Bob was ready the next day. “The most important thing for the future,” he said, “will be to train several local communities in the making of productive loans so that these communities can act as models for others.”
I laughed to myself, surprised that I had not anticipated his response, which was, after all, thoroughly consistent. He still had a project in mind—a local currency. Thinking strategically about the next steps necessary for a local community to issue its own currency, Bob realized that the principles and processes of making productive loans would need to be broadly understood within the community. For a currency to hold its value and become a trusted medium of local exchange, it is important that those trading with the currency find a sufficient supply of needed items for purchase (food, clothing, shelter, energy). The soundest way to ensure that supply is to place the currency in circulation through the making of productive loans. A productive loan is one that generates more value in goods than the value of the loan itself, as illustrated by a loan to a baker for a new oven to increase the number of loaves baked in a day.

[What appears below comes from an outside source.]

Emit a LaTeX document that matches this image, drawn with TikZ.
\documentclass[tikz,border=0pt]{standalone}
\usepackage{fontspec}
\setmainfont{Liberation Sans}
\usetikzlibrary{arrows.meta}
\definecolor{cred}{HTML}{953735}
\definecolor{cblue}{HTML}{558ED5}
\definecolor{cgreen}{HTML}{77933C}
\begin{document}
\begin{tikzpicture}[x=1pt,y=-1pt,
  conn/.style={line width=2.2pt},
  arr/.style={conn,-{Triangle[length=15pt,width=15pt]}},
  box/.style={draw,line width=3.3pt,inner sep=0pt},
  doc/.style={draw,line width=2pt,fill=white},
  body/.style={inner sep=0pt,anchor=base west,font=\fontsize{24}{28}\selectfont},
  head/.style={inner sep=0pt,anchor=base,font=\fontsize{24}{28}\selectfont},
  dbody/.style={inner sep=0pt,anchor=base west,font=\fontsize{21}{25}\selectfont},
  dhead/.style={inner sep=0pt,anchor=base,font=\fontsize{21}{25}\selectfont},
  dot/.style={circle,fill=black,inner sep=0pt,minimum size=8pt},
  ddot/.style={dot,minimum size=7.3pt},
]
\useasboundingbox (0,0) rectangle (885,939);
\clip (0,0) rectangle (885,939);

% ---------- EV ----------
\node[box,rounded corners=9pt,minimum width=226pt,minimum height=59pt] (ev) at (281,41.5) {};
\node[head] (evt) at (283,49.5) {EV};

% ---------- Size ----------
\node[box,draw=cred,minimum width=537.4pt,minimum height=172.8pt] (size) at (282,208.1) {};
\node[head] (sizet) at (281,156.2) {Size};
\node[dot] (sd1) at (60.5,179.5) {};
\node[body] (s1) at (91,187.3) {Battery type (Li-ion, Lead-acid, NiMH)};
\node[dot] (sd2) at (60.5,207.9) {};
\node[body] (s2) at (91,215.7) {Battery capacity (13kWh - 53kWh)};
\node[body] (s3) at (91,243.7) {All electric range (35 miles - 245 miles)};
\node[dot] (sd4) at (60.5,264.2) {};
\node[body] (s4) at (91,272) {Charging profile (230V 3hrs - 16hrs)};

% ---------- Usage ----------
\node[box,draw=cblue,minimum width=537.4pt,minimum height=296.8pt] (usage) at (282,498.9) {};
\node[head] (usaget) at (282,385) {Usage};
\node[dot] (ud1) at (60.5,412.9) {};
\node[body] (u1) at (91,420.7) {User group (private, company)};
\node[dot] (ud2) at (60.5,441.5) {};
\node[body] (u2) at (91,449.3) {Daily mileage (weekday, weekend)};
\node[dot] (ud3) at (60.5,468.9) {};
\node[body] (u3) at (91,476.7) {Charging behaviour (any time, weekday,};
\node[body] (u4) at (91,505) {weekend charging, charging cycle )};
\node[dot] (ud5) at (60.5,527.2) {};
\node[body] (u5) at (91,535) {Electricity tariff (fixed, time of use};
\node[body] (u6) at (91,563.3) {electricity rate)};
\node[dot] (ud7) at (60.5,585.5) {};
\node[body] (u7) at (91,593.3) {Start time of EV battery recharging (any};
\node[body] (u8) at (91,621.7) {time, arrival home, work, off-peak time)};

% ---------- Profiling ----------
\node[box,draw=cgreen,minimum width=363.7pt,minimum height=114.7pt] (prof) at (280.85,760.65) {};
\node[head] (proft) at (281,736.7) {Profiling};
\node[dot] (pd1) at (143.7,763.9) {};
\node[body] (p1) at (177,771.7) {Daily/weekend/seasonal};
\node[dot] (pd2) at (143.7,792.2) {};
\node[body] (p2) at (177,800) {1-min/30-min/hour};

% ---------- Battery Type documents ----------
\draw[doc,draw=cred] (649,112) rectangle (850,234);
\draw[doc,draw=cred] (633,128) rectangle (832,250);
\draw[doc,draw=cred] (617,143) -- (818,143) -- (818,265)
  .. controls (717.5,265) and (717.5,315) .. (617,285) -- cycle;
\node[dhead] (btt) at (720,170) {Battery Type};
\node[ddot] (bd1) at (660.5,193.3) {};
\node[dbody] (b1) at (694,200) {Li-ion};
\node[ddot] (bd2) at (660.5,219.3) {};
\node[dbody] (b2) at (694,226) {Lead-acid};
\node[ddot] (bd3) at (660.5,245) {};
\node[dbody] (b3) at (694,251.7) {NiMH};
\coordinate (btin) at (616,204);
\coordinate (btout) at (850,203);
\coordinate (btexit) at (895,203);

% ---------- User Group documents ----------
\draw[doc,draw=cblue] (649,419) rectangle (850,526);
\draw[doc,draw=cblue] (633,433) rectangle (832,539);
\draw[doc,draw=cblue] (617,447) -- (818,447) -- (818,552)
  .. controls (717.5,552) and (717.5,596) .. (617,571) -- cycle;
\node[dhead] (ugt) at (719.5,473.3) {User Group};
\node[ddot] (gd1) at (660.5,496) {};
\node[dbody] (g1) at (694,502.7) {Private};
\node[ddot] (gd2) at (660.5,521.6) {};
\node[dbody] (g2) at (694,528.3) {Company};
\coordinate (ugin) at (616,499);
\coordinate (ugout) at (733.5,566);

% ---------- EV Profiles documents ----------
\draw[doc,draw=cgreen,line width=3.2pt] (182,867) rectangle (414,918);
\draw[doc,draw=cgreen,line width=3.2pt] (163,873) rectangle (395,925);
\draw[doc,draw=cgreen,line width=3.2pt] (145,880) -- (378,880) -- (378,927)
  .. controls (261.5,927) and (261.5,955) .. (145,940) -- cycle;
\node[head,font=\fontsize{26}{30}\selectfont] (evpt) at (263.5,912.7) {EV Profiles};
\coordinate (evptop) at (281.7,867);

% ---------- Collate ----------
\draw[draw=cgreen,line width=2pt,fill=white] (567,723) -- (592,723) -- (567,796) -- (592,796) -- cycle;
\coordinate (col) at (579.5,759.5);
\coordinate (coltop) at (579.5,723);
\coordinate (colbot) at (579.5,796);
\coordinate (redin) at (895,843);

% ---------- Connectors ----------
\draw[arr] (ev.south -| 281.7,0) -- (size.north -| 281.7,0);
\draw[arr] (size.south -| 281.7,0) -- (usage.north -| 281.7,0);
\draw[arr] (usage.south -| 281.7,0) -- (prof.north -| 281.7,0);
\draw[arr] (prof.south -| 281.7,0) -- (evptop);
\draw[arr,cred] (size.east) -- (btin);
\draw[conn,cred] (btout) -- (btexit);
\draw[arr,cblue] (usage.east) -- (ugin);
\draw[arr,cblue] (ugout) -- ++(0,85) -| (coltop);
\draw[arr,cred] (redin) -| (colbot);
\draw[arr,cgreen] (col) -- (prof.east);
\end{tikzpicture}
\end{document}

New money is created at the point of making a productive loan. This principle is at the heart of a community learning to take charge of its own economic destiny. Bob understood this and was asking us to reach high and place the next block in the ongoing work to build sustainable local economies.
If asked directly about the organization, he would have expressed pride at the accomplishments of the Schumacher Center for a New Economics; he would have given thanks for the support of its members; he would have voiced pleasure at the beauty of the library; he would have acknowledged his awe before the range and quality of thought of the printed lectures; his eyes would have filled with tears as he recalled the late evenings stuffing envelopes, the earnest discussions, and the shared meals with young staff members and interns, now with families and projects of their own; and he would have had pick-up-truck loads of good wishes for us all as we continue to work together to fashion economies and communities of permanence. But it would not occur to him to say all this to you. He assumes you understand his appreciation of you. After all you joined freely in this work, stirred by its necessity and promise.
That work together of building community economies best honors the legacy of Bob Swann.